1ni=1n(Xip^)2=1ni=1nXi22p^c1ni=1nXi+p^2=1ni=1nXip^2=p^p^2=p^(1p^) \begin{aligned} \frac{1}{n} \sum_{i=1}^n \left(X_i - \hat{p} \right)^2 & = \frac{1}{n} \sum_{i=1}^n X_i^2 - 2 \hat{p}_c\frac{1}{n} \sum_{i=1}^n X_i + \hat{p}^2 \\ & = \frac{1}{n} \sum_{i=1}^n X_i - \hat{p}^2 \\ & = \hat{p} - \hat{p}^2 \\ & = \hat{p} (1-\hat{p}) \\ \end{aligned} QED

Lemma 2

Let SS denote population variance of samples drawn from a Bernoulli distribution.

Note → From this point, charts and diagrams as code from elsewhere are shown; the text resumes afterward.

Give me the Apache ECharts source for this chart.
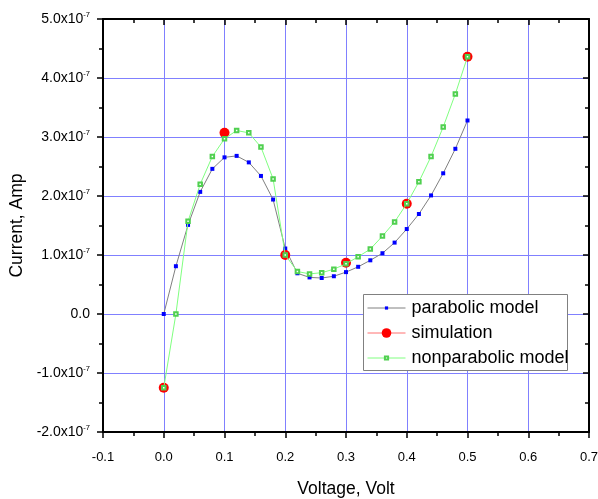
<!DOCTYPE html>
<html>
<head>
<meta charset="utf-8">
<script src="https://cdn.jsdelivr.net/npm/echarts@6/dist/echarts.min.js"></script>
<style>
html,body{margin:0;padding:0;background:#fff;}
#chart{width:598px;height:499px;}
</style>
</head>
<body>
<div id="chart"></div>
<script>
// Voltage (V) sample points of the model curves
const voltage = [0.00, 0.02, 0.04, 0.06, 0.08, 0.10, 0.12, 0.14, 0.16, 0.18, 0.20, 0.22, 0.24,
                 0.26, 0.28, 0.30, 0.32, 0.34, 0.36, 0.38, 0.40, 0.42, 0.44, 0.46, 0.48, 0.50];
// Currents in units of 1e-7 A
const parabolic = [0.00, 0.81, 1.51, 2.07, 2.46, 2.655, 2.68, 2.57, 2.34, 1.94, 1.11, 0.69, 0.62,
                   0.61, 0.64, 0.71, 0.80, 0.91, 1.03, 1.21, 1.44, 1.695, 2.01, 2.385, 2.80, 3.28];
const nonparabolic = [-1.25, 0.00, 1.57, 2.20, 2.67, 2.97, 3.11, 3.07, 2.83, 2.29, 1.00, 0.72, 0.68,
                      0.70, 0.76, 0.85, 0.97, 1.10, 1.32, 1.56, 1.87, 2.24, 2.67, 3.17, 3.73, 4.36];
const simVoltage = [0.0, 0.1, 0.2, 0.3, 0.4, 0.5];
const simulation = [-1.25, 3.07, 1.00, 0.87, 1.87, 4.36];
const currentExponent = -7;
const xTicks = [-0.1, 0.0, 0.1, 0.2, 0.3, 0.4, 0.5, 0.6, 0.7];
const yTicks = [-2, -1, 0, 1, 2, 3, 4, 5];

const FONT = "'Liberation Sans', Arial, sans-serif";
const pair = (xs, ys) => xs.map((x, i) => [x, ys[i]]);

const chart = echarts.init(document.getElementById('chart'), null, {renderer: 'canvas'});

const frameLine = {show: true, onZero: false, lineStyle: {color: '#000', width: 2}};
const gridLine = {show: true, lineStyle: {color: '#8080ff', width: 1}};
const tickStyle = {color: '#000', width: 1.5};

const option = {
  backgroundColor: '#fff',
  animation: false,
  grid: {left: 103, right: 9, top: 19, bottom: 67, containLabel: false, outerBoundsMode: 'none'},
  xAxis: [{
    type: 'value', min: xTicks[0], max: xTicks[xTicks.length - 1], interval: 0.1,
    position: 'bottom',
    axisLine: frameLine,
    axisTick: {show: true, inside: false, length: 6, lineStyle: tickStyle},
    minorTick: {show: true, splitNumber: 2, length: 4, lineStyle: tickStyle},
    splitLine: gridLine,
    axisLabel: {margin: 19, fontSize: 13, color: '#000', fontFamily: FONT,
      formatter: v => v.toFixed(1)},
    name: 'Voltage, Volt', nameLocation: 'middle', nameGap: 48,
    nameTextStyle: {fontSize: 17.5, color: '#000', fontFamily: FONT}
  }, {
    type: 'value', min: xTicks[0], max: xTicks[xTicks.length - 1], interval: 0.1,
    position: 'top',
    axisLine: frameLine,
    axisTick: {show: true, inside: true, length: 6, lineStyle: tickStyle},
    minorTick: {show: true, splitNumber: 2, length: 4, lineStyle: tickStyle},
    splitLine: {show: false},
    axisLabel: {show: false}
  }],
  yAxis: [{
    type: 'value', min: yTicks[0], max: yTicks[yTicks.length - 1], interval: 1,
    position: 'left',
    axisLine: frameLine,
    axisTick: {show: true, inside: false, length: 6, lineStyle: tickStyle},
    minorTick: {show: true, splitNumber: 2, length: 4, lineStyle: tickStyle},
    splitLine: gridLine,
    axisLabel: {
      margin: 13, color: '#000', fontFamily: FONT,
      formatter: v => v === 0 ? '{b|0.0}' : '{b|' + v.toFixed(1) + 'x10}{s|' + currentExponent + '}',
      rich: {
        b: {fontSize: 14, color: '#000', fontFamily: FONT},
        s: {fontSize: 7.5, color: '#000', fontFamily: FONT, padding: [0, 0, 9, 0]}
      }
    },
    name: 'Current, Amp', nameLocation: 'middle', nameGap: 77, nameRotate: 90,
    nameTextStyle: {fontSize: 17.5, color: '#000', fontFamily: FONT}
  }, {
    type: 'value', min: yTicks[0], max: yTicks[yTicks.length - 1], interval: 1,
    position: 'right',
    axisLine: frameLine,
    axisTick: {show: true, inside: true, length: 6, lineStyle: tickStyle},
    minorTick: {show: true, splitNumber: 2, length: 4, lineStyle: tickStyle},
    splitLine: {show: false},
    axisLabel: {show: false}
  }],
  graphic: [{
    type: 'rect', z: 50,
    shape: {x: 363.5, y: 294.5, width: 204, height: 76},
    style: {fill: '#fff', stroke: '#808080', lineWidth: 1}
  }],
  legend: [
    {
      z: 60, left: 367, top: 299, padding: 0, itemWidth: 38, itemHeight: 4, itemGap: 0,
      data: ['parabolic model'],
      textStyle: {fontSize: 18, color: '#000', fontFamily: FONT, padding: [0, 0, 0, 1]},
      lineStyle: {color: '#808080', width: 1}
    },
    {
      z: 60, left: 367, top: 324, padding: 0, itemWidth: 38, itemHeight: 12, itemGap: 0,
      data: ['simulation'],
      textStyle: {fontSize: 18, color: '#000', fontFamily: FONT, padding: [0, 0, 0, 1]},
      lineStyle: {color: '#ff7070', width: 1, opacity: 1}
    },
    {
      z: 60, left: 367, top: 349, padding: 0, itemWidth: 38, itemHeight: 4, itemGap: 0,
      data: ['nonparabolic model'],
      textStyle: {fontSize: 18, color: '#000', fontFamily: FONT, padding: [0, 0, 0, 1]},
      lineStyle: {color: '#80ff80', width: 1}
    }
  ],
  series: [
    {
      name: 'parabolic model', type: 'line', xAxisIndex: 0, yAxisIndex: 0,
      data: pair(voltage, parabolic),
      symbol: 'rect', symbolSize: 4,
      lineStyle: {color: '#808080', width: 1},
      itemStyle: {color: '#0000ff'},
      z: 3
    },
    {
      name: 'simulation', type: 'line', xAxisIndex: 0, yAxisIndex: 0,
      data: pair(simVoltage, simulation),
      symbol: 'circle', symbolSize: 10,
      lineStyle: {color: '#ff7070', width: 1, opacity: 0},
      itemStyle: {color: '#ff0000'},
      z: 4
    },
    {
      name: 'nonparabolic model', type: 'line', xAxisIndex: 0, yAxisIndex: 0,
      data: pair(voltage, nonparabolic),
      symbol: 'emptyRect', symbolSize: 3.5,
      lineStyle: {color: '#80ff80', width: 1},
      itemStyle: {color: '#50d050', borderWidth: 0.8},
      z: 5
    }
  ]
};
chart.setOption(option);
</script>
</body>
</html>
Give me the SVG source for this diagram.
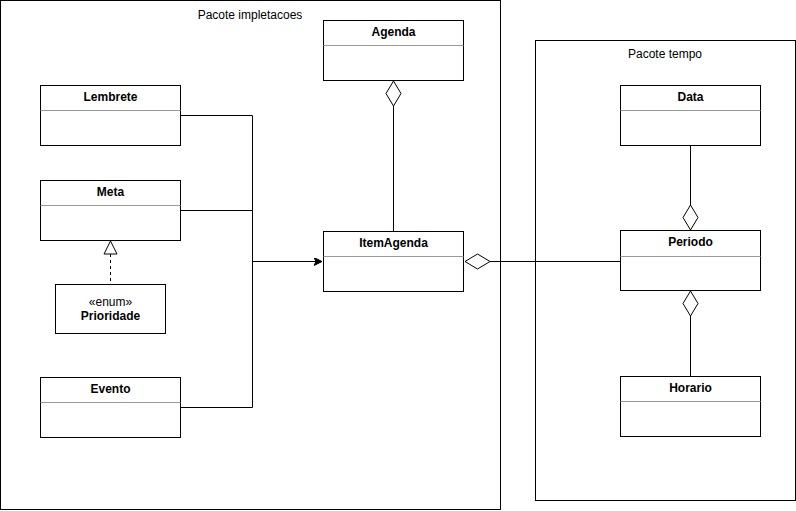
<svg xmlns="http://www.w3.org/2000/svg" width="796" height="511" viewBox="0 0 796 511">
<style>
.pkg{fill:#fff;stroke:#000;stroke-width:1}
.box{fill:#fff;stroke:#000;stroke-width:1}
.div{stroke:#999;stroke-width:1}
.t{font-family:"Liberation Sans",Arial,sans-serif;font-size:12px;fill:#000;text-anchor:middle}
.b{font-weight:bold}
.ln{fill:none;stroke:#000;stroke-width:1}
.dia{fill:#fff;stroke:#000;stroke-width:1}
</style>
<defs>
<marker id="arr" markerWidth="10" markerHeight="10" refX="8" refY="4" orient="auto" markerUnits="userSpaceOnUse">
<path d="M0,0 L8,4 L0,8 L2,4 Z" fill="#000" stroke="#000" stroke-width="1"/>
</marker>
</defs>
<g id="pacote-impletacoes">
<rect class="pkg" x="0.5" y="0.5" width="500" height="509"/>
<text class="t" x="250" y="19">Pacote impletacoes</text>
</g>
<g id="pacote-tempo">
<rect class="pkg" x="535.5" y="40.5" width="260" height="460"/>
<text class="t" x="665" y="58">Pacote tempo</text>
</g>
<g id="connectors">
<polyline class="ln" points="180.5,115.5 252.5,115.5 252.5,407.5 180.5,407.5"/>
<line class="ln" x1="180.5" y1="210.5" x2="252.5" y2="210.5"/>
<line class="ln" x1="252.5" y1="261.5" x2="322" y2="261.5" marker-end="url(#arr)"/>
<line class="ln" x1="393.5" y1="106" x2="393.5" y2="231.5"/>
<path class="dia" d="M393.5,81 L401,93.5 L393.5,106 L386,93.5 Z"/>
<line class="ln" x1="110.5" y1="254" x2="110.5" y2="284.5" stroke-dasharray="3,3"/>
<path class="dia" d="M110.5,241 L117,254 L104,254 Z"/>
<line class="ln" x1="490" y1="261.5" x2="620.5" y2="261.5"/>
<path class="dia" d="M465,261.5 L477.5,254 L490,261.5 L477.5,269 Z"/>
<line class="ln" x1="690.5" y1="145.5" x2="690.5" y2="205"/>
<path class="dia" d="M690.5,205 L698,217.5 L690.5,230 L683,217.5 Z"/>
<line class="ln" x1="690.5" y1="316" x2="690.5" y2="376.5"/>
<path class="dia" d="M690.5,291 L698,303.5 L690.5,316 L683,303.5 Z"/>
</g>
<g id="agenda">
<rect class="box" x="323.5" y="20.5" width="140" height="60"/>
<line class="div" x1="323.5" y1="45.5" x2="463.5" y2="45.5"/>
<text class="t b" x="393.5" y="36">Agenda</text>
</g>
<g id="lembrete">
<rect class="box" x="40.5" y="85.5" width="140" height="60"/>
<line class="div" x1="40.5" y1="110.5" x2="180.5" y2="110.5"/>
<text class="t b" x="110.5" y="101">Lembrete</text>
</g>
<g id="meta">
<rect class="box" x="40.5" y="180.5" width="140" height="60"/>
<line class="div" x1="40.5" y1="205.5" x2="180.5" y2="205.5"/>
<text class="t b" x="110.5" y="196">Meta</text>
</g>
<g id="prioridade">
<rect class="box" x="55.5" y="284.5" width="110" height="49"/>
<text class="t" x="110.5" y="305.5">«enum»</text>
<text class="t b" x="110.5" y="320">Prioridade</text>
</g>
<g id="evento">
<rect class="box" x="40.5" y="377.5" width="140" height="60"/>
<line class="div" x1="40.5" y1="402.5" x2="180.5" y2="402.5"/>
<text class="t b" x="110.5" y="393">Evento</text>
</g>
<g id="itemagenda">
<rect class="box" x="323.5" y="231.5" width="140" height="60"/>
<line class="div" x1="323.5" y1="256.5" x2="463.5" y2="256.5"/>
<text class="t b" x="393.5" y="247">ItemAgenda</text>
</g>
<g id="data">
<rect class="box" x="620.5" y="85.5" width="140" height="60"/>
<line class="div" x1="620.5" y1="110.5" x2="760.5" y2="110.5"/>
<text class="t b" x="690.5" y="101">Data</text>
</g>
<g id="periodo">
<rect class="box" x="620.5" y="230.5" width="140" height="60"/>
<line class="div" x1="620.5" y1="256.5" x2="760.5" y2="256.5"/>
<text class="t b" x="690.5" y="246">Periodo</text>
</g>
<g id="horario">
<rect class="box" x="620.5" y="376.5" width="140" height="60"/>
<line class="div" x1="620.5" y1="401.5" x2="760.5" y2="401.5"/>
<text class="t b" x="690.5" y="392">Horario</text>
</g>
</svg>
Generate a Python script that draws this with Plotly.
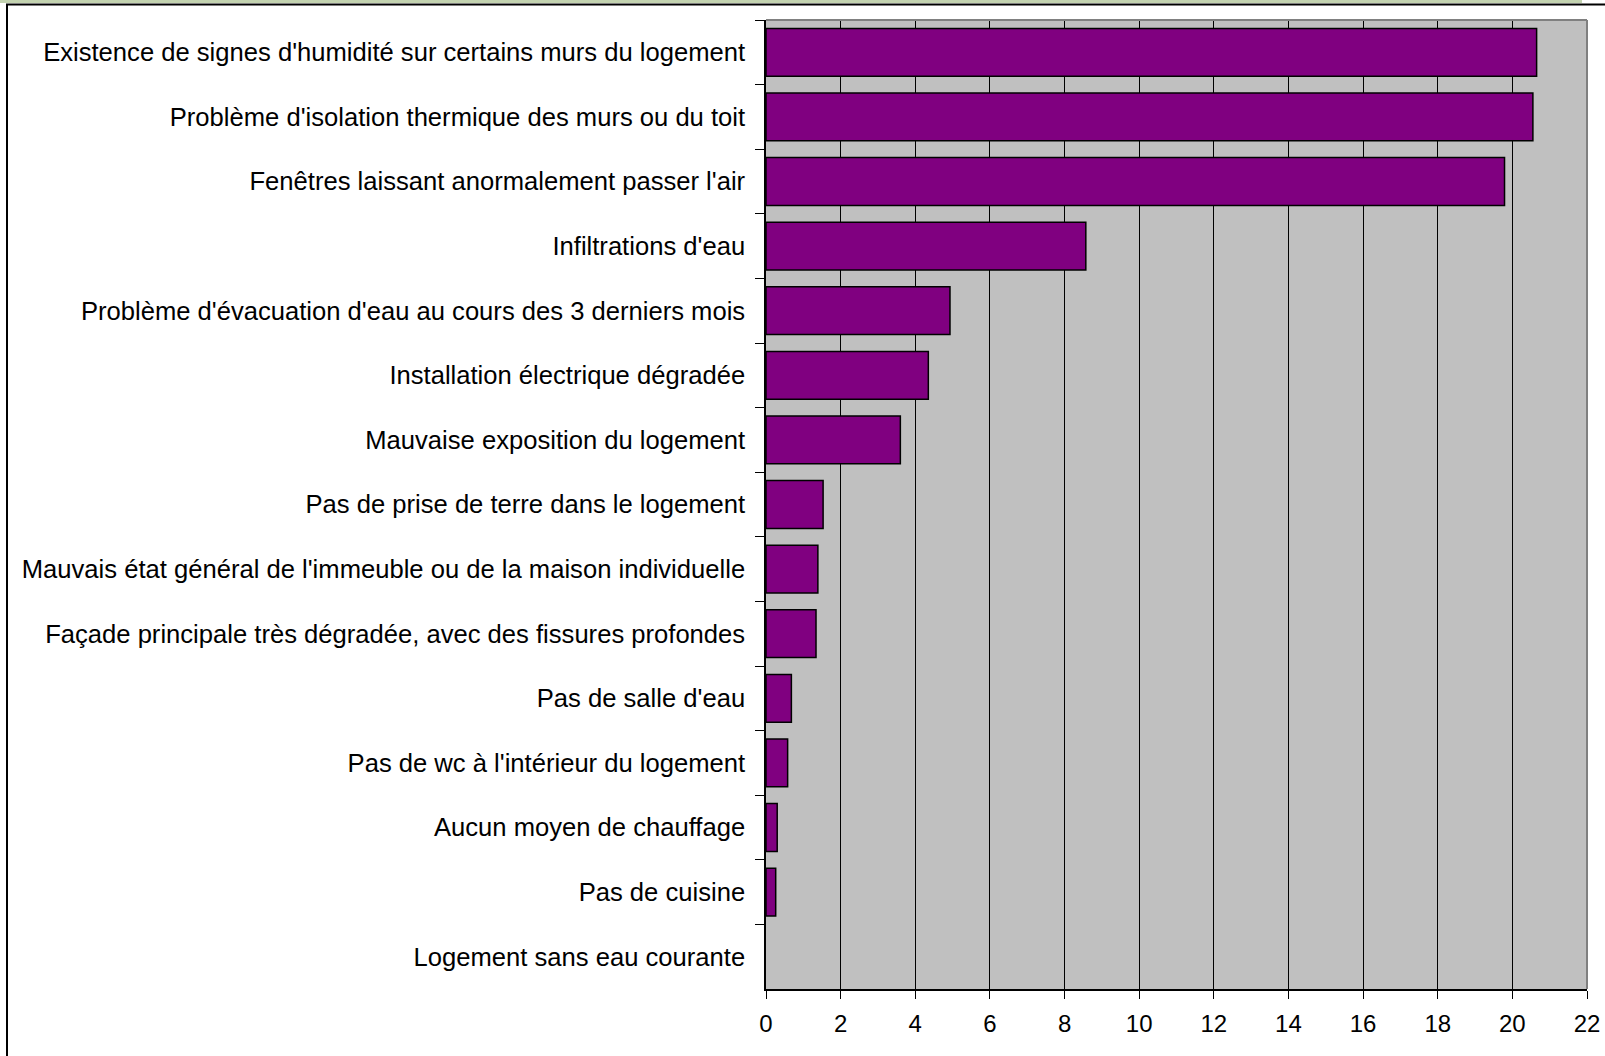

Var ⁣[S]E ⁣[S]4 \operatorname{Var}\!\left[{ S}\right] \le \frac{{\operatorname{E}\!\left[{ S}\right]}}{4}

Proof

Define p^\hat{p} as in Lemma 1. Since p^[0,1]\hat{p} \in [0, 1], the following inequalities must hold. p^(1p^)14p^2(1p^)2p^(1p^)4E ⁣[S2]E ⁣[S]4E ⁣[S2]E ⁣[S]2E ⁣[S](14E ⁣[S])Var ⁣[S]E ⁣[S]4 \begin{aligned} \hat{p} (1-\hat{p}) & \le \frac{1}{4} \\ \hat{p}^2 (1-\hat{p})^2 & \le \frac{\hat{p} (1-\hat{p})}{4} \\ {\operatorname{E}\!\left[{ S^2}\right]} & \le \frac{{\operatorname{E}\!\left[{ S}\right]}}{4} \\ {\operatorname{E}\!\left[{ S^2}\right]} - {\operatorname{E}\!\left[{ S}\right]}^2 & \le {\operatorname{E}\!\left[{ S}\right]} \left(\frac{1}{4} - {\operatorname{E}\!\left[{ S}\right]}\right) \\ \operatorname{Var}\!\left[{ S}\right] & \le \frac{{\operatorname{E}\!\left[{ S}\right]}}{4} \\ \end{aligned} QED

References

1.
Ellerman EC. Sample vs population variance with bernoulli distributions. Available: https://castedo.com/osa/138/
2.
DeGroot MH, Schervish MJ. Probability and statistics. 3rd ed. Boston: Addison-Wesley; 2002.